> [Work to complete]:
Reproduce each record exactly.

> [Material shown]:
========================

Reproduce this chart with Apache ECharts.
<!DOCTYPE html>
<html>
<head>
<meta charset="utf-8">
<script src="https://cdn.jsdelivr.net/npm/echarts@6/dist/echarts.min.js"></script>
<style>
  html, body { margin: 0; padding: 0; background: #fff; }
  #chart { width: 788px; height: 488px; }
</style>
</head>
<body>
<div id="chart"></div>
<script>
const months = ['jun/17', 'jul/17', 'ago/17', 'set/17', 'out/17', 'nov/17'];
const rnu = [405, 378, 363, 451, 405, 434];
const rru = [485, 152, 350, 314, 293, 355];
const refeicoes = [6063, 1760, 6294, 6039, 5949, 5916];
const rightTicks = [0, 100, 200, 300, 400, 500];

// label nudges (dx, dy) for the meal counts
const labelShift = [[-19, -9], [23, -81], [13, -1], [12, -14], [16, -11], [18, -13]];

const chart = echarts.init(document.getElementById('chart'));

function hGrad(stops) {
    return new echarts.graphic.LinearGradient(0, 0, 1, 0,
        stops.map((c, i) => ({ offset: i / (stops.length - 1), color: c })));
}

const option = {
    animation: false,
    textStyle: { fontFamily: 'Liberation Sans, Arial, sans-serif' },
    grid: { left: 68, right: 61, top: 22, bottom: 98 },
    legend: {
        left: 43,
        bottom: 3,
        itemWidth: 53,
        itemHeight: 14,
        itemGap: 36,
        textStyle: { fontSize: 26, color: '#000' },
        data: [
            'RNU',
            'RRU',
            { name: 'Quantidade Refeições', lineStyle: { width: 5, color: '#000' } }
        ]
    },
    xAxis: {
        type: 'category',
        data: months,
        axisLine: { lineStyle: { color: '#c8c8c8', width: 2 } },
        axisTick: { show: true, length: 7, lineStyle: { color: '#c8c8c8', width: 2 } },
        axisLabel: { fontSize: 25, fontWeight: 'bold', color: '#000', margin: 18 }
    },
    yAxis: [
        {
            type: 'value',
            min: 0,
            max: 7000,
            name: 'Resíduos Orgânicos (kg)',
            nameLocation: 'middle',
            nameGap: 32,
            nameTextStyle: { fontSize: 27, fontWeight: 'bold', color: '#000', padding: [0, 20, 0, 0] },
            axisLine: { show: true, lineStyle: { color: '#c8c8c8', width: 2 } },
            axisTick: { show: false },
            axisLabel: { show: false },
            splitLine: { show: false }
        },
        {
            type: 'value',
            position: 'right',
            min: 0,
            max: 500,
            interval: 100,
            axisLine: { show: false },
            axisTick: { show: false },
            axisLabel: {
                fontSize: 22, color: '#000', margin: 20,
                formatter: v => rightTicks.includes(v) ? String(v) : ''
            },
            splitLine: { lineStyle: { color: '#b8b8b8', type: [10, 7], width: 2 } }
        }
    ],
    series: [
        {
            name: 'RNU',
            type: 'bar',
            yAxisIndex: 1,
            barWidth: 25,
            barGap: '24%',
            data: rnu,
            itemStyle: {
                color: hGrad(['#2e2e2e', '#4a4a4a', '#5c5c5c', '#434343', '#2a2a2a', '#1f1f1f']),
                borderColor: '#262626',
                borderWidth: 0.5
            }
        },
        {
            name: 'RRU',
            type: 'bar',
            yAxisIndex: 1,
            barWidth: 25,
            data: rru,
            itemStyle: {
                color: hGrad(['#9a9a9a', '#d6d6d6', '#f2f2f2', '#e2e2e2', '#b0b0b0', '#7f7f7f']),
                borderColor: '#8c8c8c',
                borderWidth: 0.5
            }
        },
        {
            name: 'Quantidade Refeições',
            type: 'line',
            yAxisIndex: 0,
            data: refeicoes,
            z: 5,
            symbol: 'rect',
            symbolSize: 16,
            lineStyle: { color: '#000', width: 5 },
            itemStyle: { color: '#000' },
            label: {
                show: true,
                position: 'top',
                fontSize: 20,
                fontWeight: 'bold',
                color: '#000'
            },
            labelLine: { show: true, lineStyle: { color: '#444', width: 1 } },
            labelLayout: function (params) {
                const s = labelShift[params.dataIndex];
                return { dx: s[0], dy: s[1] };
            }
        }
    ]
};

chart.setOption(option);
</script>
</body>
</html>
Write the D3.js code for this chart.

========================

> [Completed exercise]:
Reproduce this chart with Apache ECharts.
<!DOCTYPE html>
<html>
<head>
<meta charset="utf-8">
<script src="https://cdn.jsdelivr.net/npm/echarts@6/dist/echarts.min.js"></script>
<style>
  html, body { margin: 0; padding: 0; background: #fff; }
  #chart { width: 788px; height: 488px; }
</style>
</head>
<body>
<div id="chart"></div>
<script>
const months = ['jun/17', 'jul/17', 'ago/17', 'set/17', 'out/17', 'nov/17'];
const rnu = [405, 378, 363, 451, 405, 434];
const rru = [485, 152, 350, 314, 293, 355];
const refeicoes = [6063, 1760, 6294, 6039, 5949, 5916];
const rightTicks = [0, 100, 200, 300, 400, 500];

// label nudges (dx, dy) for the meal counts
const labelShift = [[-19, -9], [23, -81], [13, -1], [12, -14], [16, -11], [18, -13]];

const chart = echarts.init(document.getElementById('chart'));

function hGrad(stops) {
    return new echarts.graphic.LinearGradient(0, 0, 1, 0,
        stops.map((c, i) => ({ offset: i / (stops.length - 1), color: c })));
}

const option = {
    animation: false,
    textStyle: { fontFamily: 'Liberation Sans, Arial, sans-serif' },
    grid: { left: 68, right: 61, top: 22, bottom: 98 },
    legend: {
        left: 43,
        bottom: 3,
        itemWidth: 53,
        itemHeight: 14,
        itemGap: 36,
        textStyle: { fontSize: 26, color: '#000' },
        data: [
            'RNU',
            'RRU',
            { name: 'Quantidade Refeições', lineStyle: { width: 5, color: '#000' } }
        ]
    },
    xAxis: {
        type: 'category',
        data: months,
        axisLine: { lineStyle: { color: '#c8c8c8', width: 2 } },
        axisTick: { show: true, length: 7, lineStyle: { color: '#c8c8c8', width: 2 } },
        axisLabel: { fontSize: 25, fontWeight: 'bold', color: '#000', margin: 18 }
    },
    yAxis: [
        {
            type: 'value',
            min: 0,
            max: 7000,
            name: 'Resíduos Orgânicos (kg)',
            nameLocation: 'middle',
            nameGap: 32,
            nameTextStyle: { fontSize: 27, fontWeight: 'bold', color: '#000', padding: [0, 20, 0, 0] },
            axisLine: { show: true, lineStyle: { color: '#c8c8c8', width: 2 } },
            axisTick: { show: false },
            axisLabel: { show: false },
            splitLine: { show: false }
        },
        {
            type: 'value',
            position: 'right',
            min: 0,
            max: 500,
            interval: 100,
            axisLine: { show: false },
            axisTick: { show: false },
            axisLabel: {
                fontSize: 22, color: '#000', margin: 20,
                formatter: v => rightTicks.includes(v) ? String(v) : ''
            },
            splitLine: { lineStyle: { color: '#b8b8b8', type: [10, 7], width: 2 } }
        }
    ],
    series: [
        {
            name: 'RNU',
            type: 'bar',
            yAxisIndex: 1,
            barWidth: 25,
            barGap: '24%',
            data: rnu,
            itemStyle: {
                color: hGrad(['#2e2e2e', '#4a4a4a', '#5c5c5c', '#434343', '#2a2a2a', '#1f1f1f']),
                borderColor: '#262626',
                borderWidth: 0.5
            }
        },
        {
            name: 'RRU',
            type: 'bar',
            yAxisIndex: 1,
            barWidth: 25,
            data: rru,
            itemStyle: {
                color: hGrad(['#9a9a9a', '#d6d6d6', '#f2f2f2', '#e2e2e2', '#b0b0b0', '#7f7f7f']),
                borderColor: '#8c8c8c',
                borderWidth: 0.5
            }
        },
        {
            name: 'Quantidade Refeições',
            type: 'line',
            yAxisIndex: 0,
            data: refeicoes,
            z: 5,
            symbol: 'rect',
            symbolSize: 16,
            lineStyle: { color: '#000', width: 5 },
            itemStyle: { color: '#000' },
            label: {
                show: true,
                position: 'top',
                fontSize: 20,
                fontWeight: 'bold',
                color: '#000'
            },
            labelLine: { show: true, lineStyle: { color: '#444', width: 1 } },
            labelLayout: function (params) {
                const s = labelShift[params.dataIndex];
                return { dx: s[0], dy: s[1] };
            }
        }
    ]
};

chart.setOption(option);
</script>
</body>
</html>
Write the D3.js code for this chart.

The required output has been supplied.